Pick out every line with the word "that" and copy it.

__Source material__.
▽
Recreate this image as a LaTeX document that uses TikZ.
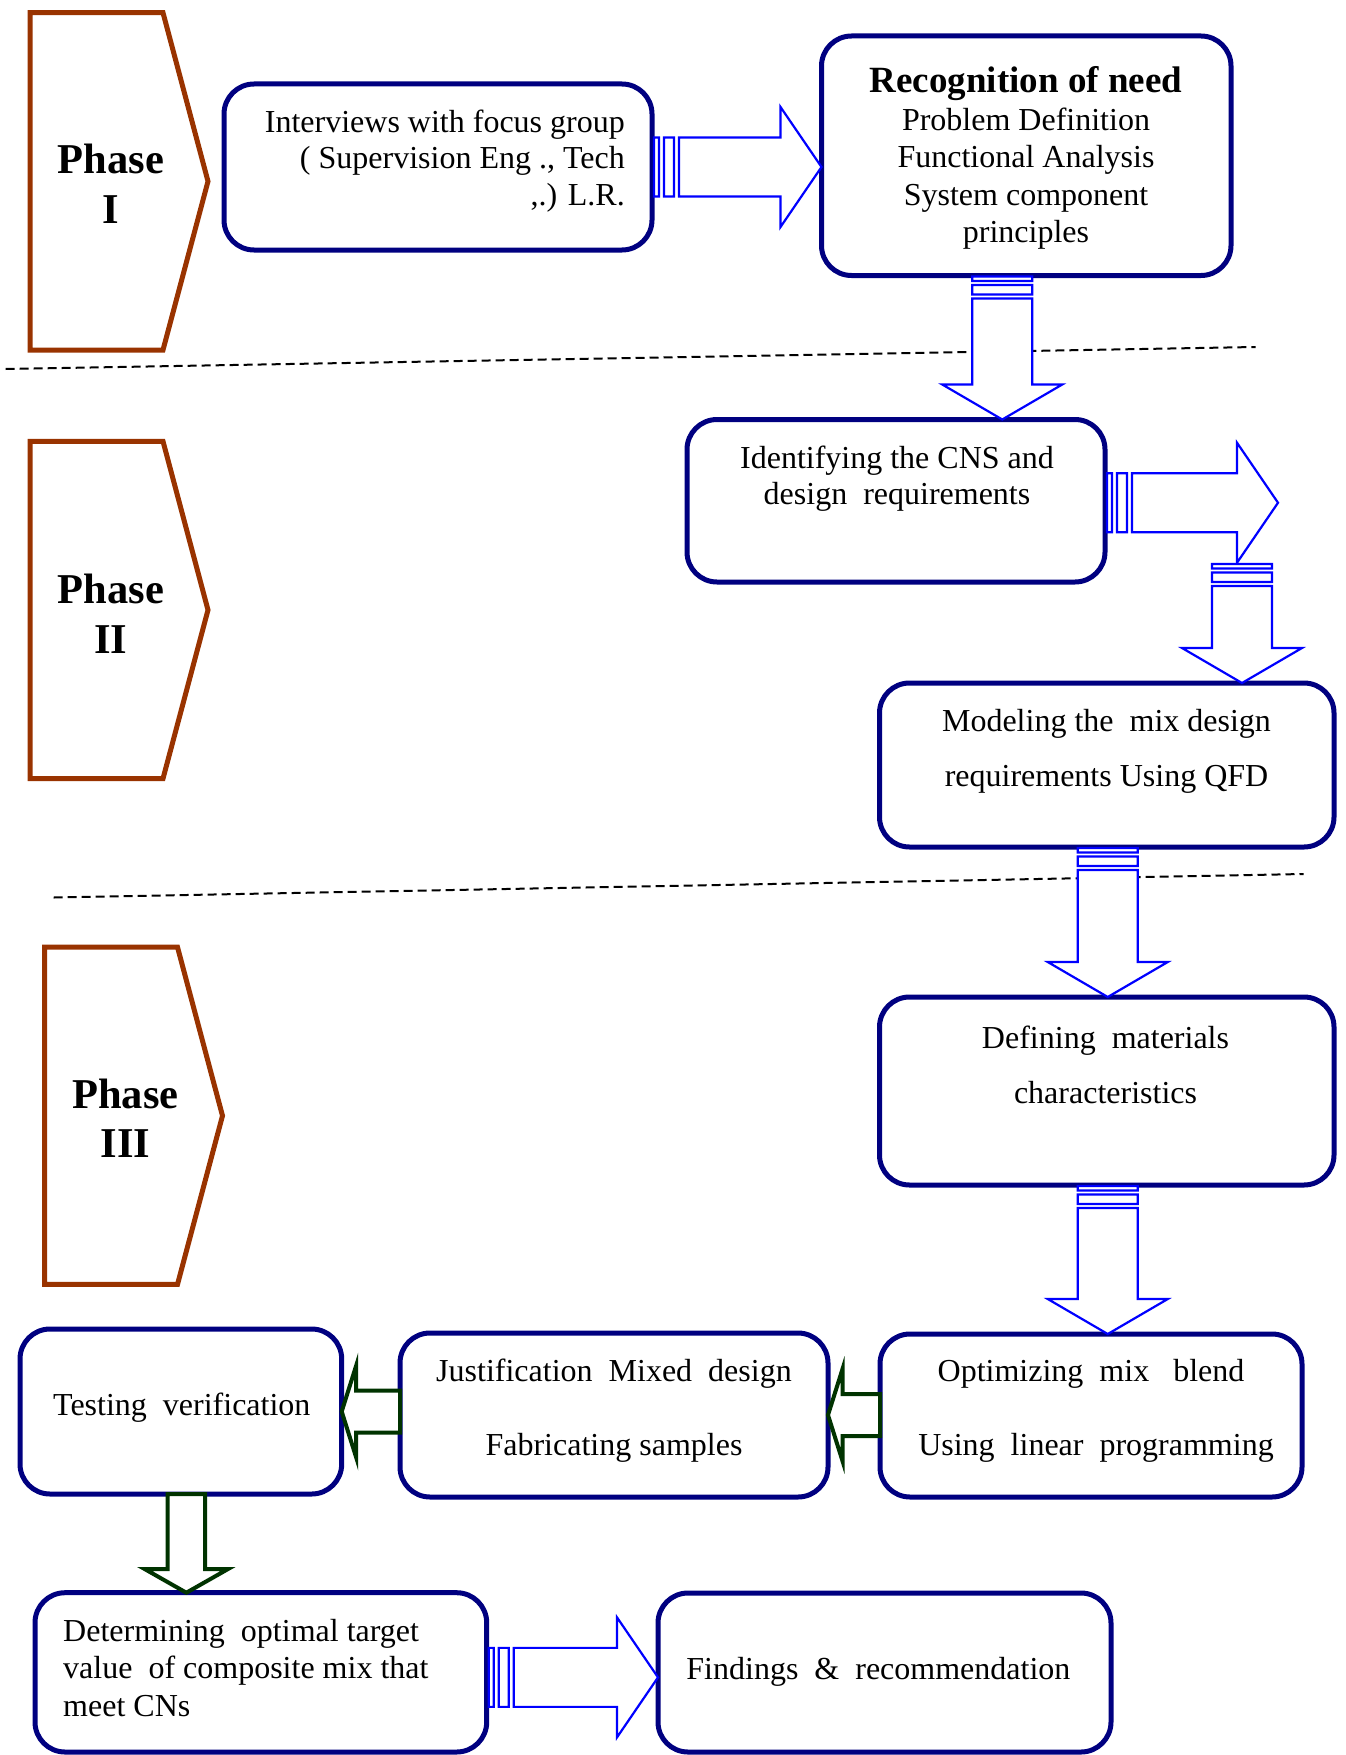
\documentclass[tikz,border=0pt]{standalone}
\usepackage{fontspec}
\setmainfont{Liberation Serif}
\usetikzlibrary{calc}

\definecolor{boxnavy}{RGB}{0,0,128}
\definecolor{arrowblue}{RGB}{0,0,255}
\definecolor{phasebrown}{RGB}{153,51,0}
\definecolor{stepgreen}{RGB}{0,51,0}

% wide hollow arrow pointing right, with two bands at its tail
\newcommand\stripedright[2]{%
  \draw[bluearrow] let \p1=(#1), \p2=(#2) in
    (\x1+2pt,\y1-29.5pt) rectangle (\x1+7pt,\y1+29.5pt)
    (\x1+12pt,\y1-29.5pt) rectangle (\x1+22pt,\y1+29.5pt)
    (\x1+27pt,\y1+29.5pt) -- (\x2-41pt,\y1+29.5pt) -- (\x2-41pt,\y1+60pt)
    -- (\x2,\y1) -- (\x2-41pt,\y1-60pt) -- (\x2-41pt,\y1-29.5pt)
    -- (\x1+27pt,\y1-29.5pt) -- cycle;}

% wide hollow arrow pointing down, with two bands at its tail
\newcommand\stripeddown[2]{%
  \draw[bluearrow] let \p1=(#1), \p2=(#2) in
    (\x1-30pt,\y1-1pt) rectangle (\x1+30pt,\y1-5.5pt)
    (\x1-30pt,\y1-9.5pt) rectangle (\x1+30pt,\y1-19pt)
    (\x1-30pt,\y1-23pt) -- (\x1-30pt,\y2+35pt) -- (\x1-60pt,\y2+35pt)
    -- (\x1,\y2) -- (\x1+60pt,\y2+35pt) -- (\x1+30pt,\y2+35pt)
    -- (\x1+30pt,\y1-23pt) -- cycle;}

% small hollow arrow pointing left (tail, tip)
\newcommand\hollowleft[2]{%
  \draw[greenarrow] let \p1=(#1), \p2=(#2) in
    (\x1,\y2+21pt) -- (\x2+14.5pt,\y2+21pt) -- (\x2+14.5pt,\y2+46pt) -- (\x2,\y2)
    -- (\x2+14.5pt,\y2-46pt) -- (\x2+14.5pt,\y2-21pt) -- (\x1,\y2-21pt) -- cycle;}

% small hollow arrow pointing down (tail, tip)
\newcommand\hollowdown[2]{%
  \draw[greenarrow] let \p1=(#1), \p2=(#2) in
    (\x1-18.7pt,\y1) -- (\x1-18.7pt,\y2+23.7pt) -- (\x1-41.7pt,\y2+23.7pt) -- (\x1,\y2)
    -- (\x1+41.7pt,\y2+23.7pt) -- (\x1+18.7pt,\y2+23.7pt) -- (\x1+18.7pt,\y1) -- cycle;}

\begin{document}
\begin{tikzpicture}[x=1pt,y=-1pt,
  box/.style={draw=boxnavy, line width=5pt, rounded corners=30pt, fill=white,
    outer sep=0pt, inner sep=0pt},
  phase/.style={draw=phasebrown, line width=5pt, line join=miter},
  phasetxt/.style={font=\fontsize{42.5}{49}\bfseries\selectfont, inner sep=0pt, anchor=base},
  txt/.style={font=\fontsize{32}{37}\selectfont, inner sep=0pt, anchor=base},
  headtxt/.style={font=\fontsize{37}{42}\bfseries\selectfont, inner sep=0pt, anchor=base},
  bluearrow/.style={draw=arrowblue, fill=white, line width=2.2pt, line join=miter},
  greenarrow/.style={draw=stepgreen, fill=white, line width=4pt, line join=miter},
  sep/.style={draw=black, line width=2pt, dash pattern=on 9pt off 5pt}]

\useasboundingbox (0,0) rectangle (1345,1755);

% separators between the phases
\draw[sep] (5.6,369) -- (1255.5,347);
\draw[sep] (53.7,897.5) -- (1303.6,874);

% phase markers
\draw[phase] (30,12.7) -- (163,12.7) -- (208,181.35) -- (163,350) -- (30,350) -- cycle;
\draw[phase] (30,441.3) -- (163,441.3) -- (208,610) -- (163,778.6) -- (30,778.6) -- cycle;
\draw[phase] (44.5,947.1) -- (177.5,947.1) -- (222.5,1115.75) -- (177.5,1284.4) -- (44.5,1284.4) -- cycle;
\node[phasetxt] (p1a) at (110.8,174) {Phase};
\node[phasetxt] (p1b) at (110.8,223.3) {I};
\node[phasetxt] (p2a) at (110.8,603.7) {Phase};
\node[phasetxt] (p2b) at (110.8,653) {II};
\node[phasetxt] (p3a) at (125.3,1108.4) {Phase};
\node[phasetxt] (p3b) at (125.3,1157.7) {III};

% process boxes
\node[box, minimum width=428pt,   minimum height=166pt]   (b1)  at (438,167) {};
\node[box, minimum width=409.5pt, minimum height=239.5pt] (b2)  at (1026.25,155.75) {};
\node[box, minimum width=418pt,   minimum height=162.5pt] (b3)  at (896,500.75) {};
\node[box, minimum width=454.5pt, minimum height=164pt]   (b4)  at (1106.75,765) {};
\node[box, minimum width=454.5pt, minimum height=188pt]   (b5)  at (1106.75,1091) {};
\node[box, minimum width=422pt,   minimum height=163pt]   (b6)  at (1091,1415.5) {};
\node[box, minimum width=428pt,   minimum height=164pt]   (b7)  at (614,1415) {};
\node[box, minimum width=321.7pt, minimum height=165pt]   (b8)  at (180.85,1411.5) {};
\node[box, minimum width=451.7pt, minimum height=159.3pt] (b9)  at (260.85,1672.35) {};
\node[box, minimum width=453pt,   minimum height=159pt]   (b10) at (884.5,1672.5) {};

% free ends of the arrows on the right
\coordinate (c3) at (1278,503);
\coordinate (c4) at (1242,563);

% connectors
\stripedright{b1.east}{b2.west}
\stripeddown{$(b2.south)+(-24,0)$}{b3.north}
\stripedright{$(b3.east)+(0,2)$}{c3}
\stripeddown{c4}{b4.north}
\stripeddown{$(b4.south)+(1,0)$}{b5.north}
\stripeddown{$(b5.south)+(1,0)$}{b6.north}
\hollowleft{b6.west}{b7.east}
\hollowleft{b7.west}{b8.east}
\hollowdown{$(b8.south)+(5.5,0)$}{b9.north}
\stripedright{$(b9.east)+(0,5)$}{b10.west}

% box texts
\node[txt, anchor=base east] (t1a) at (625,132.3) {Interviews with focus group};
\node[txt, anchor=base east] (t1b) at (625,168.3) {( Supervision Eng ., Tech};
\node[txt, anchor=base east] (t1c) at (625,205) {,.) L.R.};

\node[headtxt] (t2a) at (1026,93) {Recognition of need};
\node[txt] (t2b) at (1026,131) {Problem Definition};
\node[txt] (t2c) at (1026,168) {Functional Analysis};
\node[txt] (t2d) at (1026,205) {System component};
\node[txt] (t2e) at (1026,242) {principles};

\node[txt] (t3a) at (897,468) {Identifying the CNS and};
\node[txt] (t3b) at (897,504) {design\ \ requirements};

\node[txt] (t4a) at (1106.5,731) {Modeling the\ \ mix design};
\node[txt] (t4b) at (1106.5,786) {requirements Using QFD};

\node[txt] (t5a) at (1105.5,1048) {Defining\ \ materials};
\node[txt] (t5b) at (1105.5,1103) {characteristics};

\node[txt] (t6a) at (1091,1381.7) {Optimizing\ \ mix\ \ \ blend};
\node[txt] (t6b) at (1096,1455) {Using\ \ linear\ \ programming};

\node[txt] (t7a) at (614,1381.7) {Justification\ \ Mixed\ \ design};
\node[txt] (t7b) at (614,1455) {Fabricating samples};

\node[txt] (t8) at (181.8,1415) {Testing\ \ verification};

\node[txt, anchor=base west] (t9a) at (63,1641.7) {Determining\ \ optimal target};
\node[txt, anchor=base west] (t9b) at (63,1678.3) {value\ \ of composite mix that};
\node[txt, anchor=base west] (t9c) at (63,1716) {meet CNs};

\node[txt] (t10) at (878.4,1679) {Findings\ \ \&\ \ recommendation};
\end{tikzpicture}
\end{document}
△
__The reply__.
Recreate this image as a LaTeX document that uses TikZ.
\node[txt, anchor=base west] (t9b) at (63,1678.3) {value\ \ of composite mix that};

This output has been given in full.